=== EXERCISE DETAILS ===
Omit all pictures. Copy the rest of the material exactly.

(Stored dataset items)
---

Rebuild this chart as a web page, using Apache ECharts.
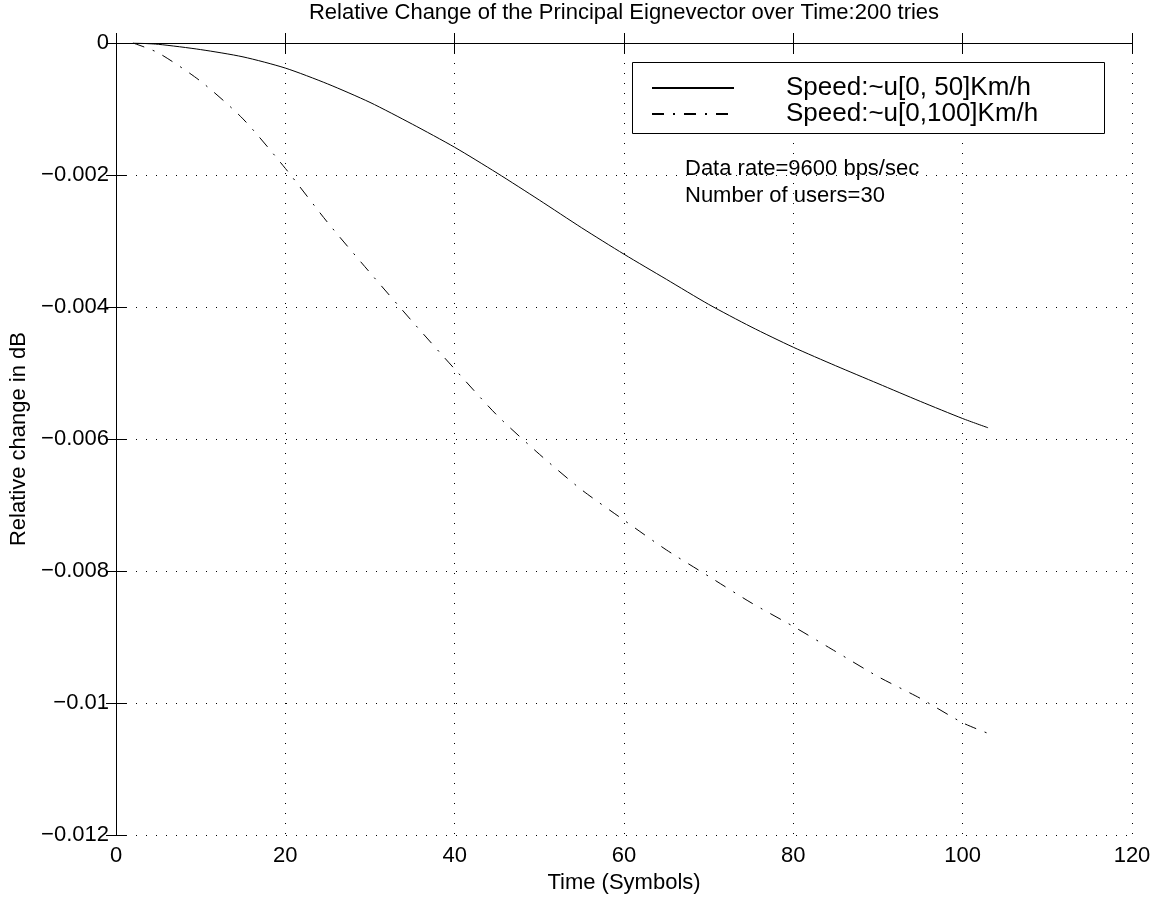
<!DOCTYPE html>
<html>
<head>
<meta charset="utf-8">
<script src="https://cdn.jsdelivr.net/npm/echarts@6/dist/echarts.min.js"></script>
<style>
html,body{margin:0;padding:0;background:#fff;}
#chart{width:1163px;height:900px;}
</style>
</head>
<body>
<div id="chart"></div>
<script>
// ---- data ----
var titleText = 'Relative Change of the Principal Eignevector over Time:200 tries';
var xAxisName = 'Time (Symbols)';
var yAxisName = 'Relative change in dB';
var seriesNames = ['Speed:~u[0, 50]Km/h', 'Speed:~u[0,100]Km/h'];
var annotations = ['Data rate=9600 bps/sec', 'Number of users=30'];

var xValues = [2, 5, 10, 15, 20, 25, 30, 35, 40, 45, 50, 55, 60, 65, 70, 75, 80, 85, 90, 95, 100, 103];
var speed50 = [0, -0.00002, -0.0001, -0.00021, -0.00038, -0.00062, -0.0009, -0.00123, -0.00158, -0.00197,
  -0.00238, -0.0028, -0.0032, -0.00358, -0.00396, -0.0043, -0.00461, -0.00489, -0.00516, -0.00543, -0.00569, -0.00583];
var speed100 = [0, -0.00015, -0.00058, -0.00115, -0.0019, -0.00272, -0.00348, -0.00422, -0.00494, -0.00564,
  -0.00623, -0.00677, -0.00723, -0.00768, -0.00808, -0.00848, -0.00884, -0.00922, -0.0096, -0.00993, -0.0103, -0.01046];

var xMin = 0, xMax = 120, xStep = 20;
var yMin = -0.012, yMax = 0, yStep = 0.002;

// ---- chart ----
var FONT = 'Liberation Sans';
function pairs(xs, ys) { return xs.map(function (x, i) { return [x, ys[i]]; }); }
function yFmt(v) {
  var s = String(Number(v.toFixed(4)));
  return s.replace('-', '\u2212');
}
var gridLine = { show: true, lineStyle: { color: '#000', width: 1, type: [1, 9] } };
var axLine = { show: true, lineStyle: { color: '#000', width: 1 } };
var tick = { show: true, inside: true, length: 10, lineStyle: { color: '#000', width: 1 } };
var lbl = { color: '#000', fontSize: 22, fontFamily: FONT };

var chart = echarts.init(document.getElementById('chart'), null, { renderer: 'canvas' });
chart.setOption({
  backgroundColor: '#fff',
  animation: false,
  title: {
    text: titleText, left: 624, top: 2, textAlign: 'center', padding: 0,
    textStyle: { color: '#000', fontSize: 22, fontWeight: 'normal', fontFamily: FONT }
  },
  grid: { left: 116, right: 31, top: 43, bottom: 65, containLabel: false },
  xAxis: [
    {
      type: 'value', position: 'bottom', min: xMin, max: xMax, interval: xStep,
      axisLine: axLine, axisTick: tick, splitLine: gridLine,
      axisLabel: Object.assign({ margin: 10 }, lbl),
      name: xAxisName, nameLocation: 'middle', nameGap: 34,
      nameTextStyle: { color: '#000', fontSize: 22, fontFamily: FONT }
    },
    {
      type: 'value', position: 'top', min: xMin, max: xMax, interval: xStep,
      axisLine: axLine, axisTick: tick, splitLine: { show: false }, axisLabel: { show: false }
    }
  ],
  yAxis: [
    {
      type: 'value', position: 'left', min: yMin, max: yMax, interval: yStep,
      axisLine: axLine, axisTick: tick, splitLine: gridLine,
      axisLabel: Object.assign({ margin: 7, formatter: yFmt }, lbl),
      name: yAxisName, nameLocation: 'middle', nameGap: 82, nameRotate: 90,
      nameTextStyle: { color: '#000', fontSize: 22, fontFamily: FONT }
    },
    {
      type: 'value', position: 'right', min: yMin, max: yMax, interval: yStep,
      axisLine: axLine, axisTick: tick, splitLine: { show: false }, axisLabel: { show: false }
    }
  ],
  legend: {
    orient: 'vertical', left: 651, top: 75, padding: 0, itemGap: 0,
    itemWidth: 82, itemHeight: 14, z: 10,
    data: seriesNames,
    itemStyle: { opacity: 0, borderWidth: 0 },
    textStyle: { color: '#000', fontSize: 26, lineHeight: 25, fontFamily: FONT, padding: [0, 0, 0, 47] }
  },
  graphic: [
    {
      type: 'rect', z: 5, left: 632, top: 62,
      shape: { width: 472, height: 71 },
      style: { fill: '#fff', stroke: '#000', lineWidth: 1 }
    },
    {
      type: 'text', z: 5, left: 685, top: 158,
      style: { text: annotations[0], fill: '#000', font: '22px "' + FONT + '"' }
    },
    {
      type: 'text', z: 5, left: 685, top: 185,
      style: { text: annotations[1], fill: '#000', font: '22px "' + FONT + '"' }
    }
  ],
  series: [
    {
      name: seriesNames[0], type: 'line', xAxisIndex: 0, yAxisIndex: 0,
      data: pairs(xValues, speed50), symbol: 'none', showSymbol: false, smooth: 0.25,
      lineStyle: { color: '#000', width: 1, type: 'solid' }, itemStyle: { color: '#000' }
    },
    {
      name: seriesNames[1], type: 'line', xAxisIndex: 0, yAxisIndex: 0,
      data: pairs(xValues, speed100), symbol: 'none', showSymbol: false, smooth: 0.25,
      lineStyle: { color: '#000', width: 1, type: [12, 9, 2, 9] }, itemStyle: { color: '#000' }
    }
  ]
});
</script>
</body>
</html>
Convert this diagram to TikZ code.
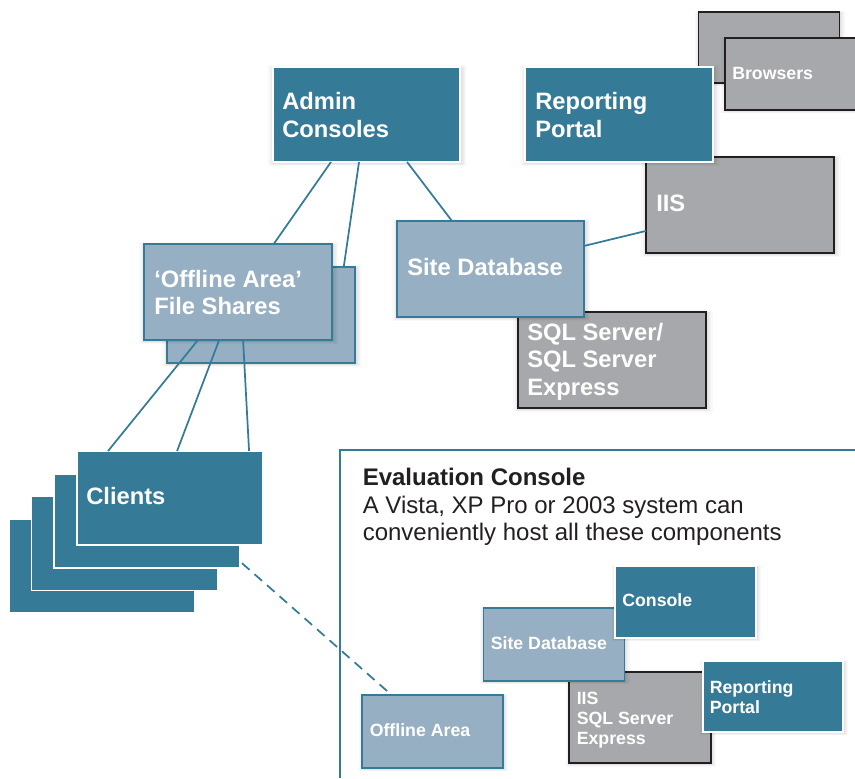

---

=== EXPECTED OUTPUT ===
Rebuild this chart as a web page, using Apache ECharts.
<!DOCTYPE html>
<html>
<head>
<meta charset="utf-8">
<script src="https://cdn.jsdelivr.net/npm/echarts@6/dist/echarts.min.js"></script>
<style>
html,body{margin:0;padding:0;background:#fff;}
#chart{width:1163px;height:900px;}
</style>
</head>
<body>
<div id="chart"></div>
<script>
// ---- data ----
var titleText = 'Relative Change of the Principal Eignevector over Time:200 tries';
var xAxisName = 'Time (Symbols)';
var yAxisName = 'Relative change in dB';
var seriesNames = ['Speed:~u[0, 50]Km/h', 'Speed:~u[0,100]Km/h'];
var annotations = ['Data rate=9600 bps/sec', 'Number of users=30'];

var xValues = [2, 5, 10, 15, 20, 25, 30, 35, 40, 45, 50, 55, 60, 65, 70, 75, 80, 85, 90, 95, 100, 103];
var speed50 = [0, -0.00002, -0.0001, -0.00021, -0.00038, -0.00062, -0.0009, -0.00123, -0.00158, -0.00197,
  -0.00238, -0.0028, -0.0032, -0.00358, -0.00396, -0.0043, -0.00461, -0.00489, -0.00516, -0.00543, -0.00569, -0.00583];
var speed100 = [0, -0.00015, -0.00058, -0.00115, -0.0019, -0.00272, -0.00348, -0.00422, -0.00494, -0.00564,
  -0.00623, -0.00677, -0.00723, -0.00768, -0.00808, -0.00848, -0.00884, -0.00922, -0.0096, -0.00993, -0.0103, -0.01046];

var xMin = 0, xMax = 120, xStep = 20;
var yMin = -0.012, yMax = 0, yStep = 0.002;

// ---- chart ----
var FONT = 'Liberation Sans';
function pairs(xs, ys) { return xs.map(function (x, i) { return [x, ys[i]]; }); }
function yFmt(v) {
  var s = String(Number(v.toFixed(4)));
  return s.replace('-', '\u2212');
}
var gridLine = { show: true, lineStyle: { color: '#000', width: 1, type: [1, 9] } };
var axLine = { show: true, lineStyle: { color: '#000', width: 1 } };
var tick = { show: true, inside: true, length: 10, lineStyle: { color: '#000', width: 1 } };
var lbl = { color: '#000', fontSize: 22, fontFamily: FONT };

var chart = echarts.init(document.getElementById('chart'), null, { renderer: 'canvas' });
chart.setOption({
  backgroundColor: '#fff',
  animation: false,
  title: {
    text: titleText, left: 624, top: 2, textAlign: 'center', padding: 0,
    textStyle: { color: '#000', fontSize: 22, fontWeight: 'normal', fontFamily: FONT }
  },
  grid: { left: 116, right: 31, top: 43, bottom: 65, containLabel: false },
  xAxis: [
    {
      type: 'value', position: 'bottom', min: xMin, max: xMax, interval: xStep,
      axisLine: axLine, axisTick: tick, splitLine: gridLine,
      axisLabel: Object.assign({ margin: 10 }, lbl),
      name: xAxisName, nameLocation: 'middle', nameGap: 34,
      nameTextStyle: { color: '#000', fontSize: 22, fontFamily: FONT }
    },
    {
      type: 'value', position: 'top', min: xMin, max: xMax, interval: xStep,
      axisLine: axLine, axisTick: tick, splitLine: { show: false }, axisLabel: { show: false }
    }
  ],
  yAxis: [
    {
      type: 'value', position: 'left', min: yMin, max: yMax, interval: yStep,
      axisLine: axLine, axisTick: tick, splitLine: gridLine,
      axisLabel: Object.assign({ margin: 7, formatter: yFmt }, lbl),
      name: yAxisName, nameLocation: 'middle', nameGap: 82, nameRotate: 90,
      nameTextStyle: { color: '#000', fontSize: 22, fontFamily: FONT }
    },
    {
      type: 'value', position: 'right', min: yMin, max: yMax, interval: yStep,
      axisLine: axLine, axisTick: tick, splitLine: { show: false }, axisLabel: { show: false }
    }
  ],
  legend: {
    orient: 'vertical', left: 651, top: 75, padding: 0, itemGap: 0,
    itemWidth: 82, itemHeight: 14, z: 10,
    data: seriesNames,
    itemStyle: { opacity: 0, borderWidth: 0 },
    textStyle: { color: '#000', fontSize: 26, lineHeight: 25, fontFamily: FONT, padding: [0, 0, 0, 47] }
  },
  graphic: [
    {
      type: 'rect', z: 5, left: 632, top: 62,
      shape: { width: 472, height: 71 },
      style: { fill: '#fff', stroke: '#000', lineWidth: 1 }
    },
    {
      type: 'text', z: 5, left: 685, top: 158,
      style: { text: annotations[0], fill: '#000', font: '22px "' + FONT + '"' }
    },
    {
      type: 'text', z: 5, left: 685, top: 185,
      style: { text: annotations[1], fill: '#000', font: '22px "' + FONT + '"' }
    }
  ],
  series: [
    {
      name: seriesNames[0], type: 'line', xAxisIndex: 0, yAxisIndex: 0,
      data: pairs(xValues, speed50), symbol: 'none', showSymbol: false, smooth: 0.25,
      lineStyle: { color: '#000', width: 1, type: 'solid' }, itemStyle: { color: '#000' }
    },
    {
      name: seriesNames[1], type: 'line', xAxisIndex: 0, yAxisIndex: 0,
      data: pairs(xValues, speed100), symbol: 'none', showSymbol: false, smooth: 0.25,
      lineStyle: { color: '#000', width: 1, type: [12, 9, 2, 9] }, itemStyle: { color: '#000' }
    }
  ]
});
</script>
</body>
</html>
Convert this diagram to TikZ code.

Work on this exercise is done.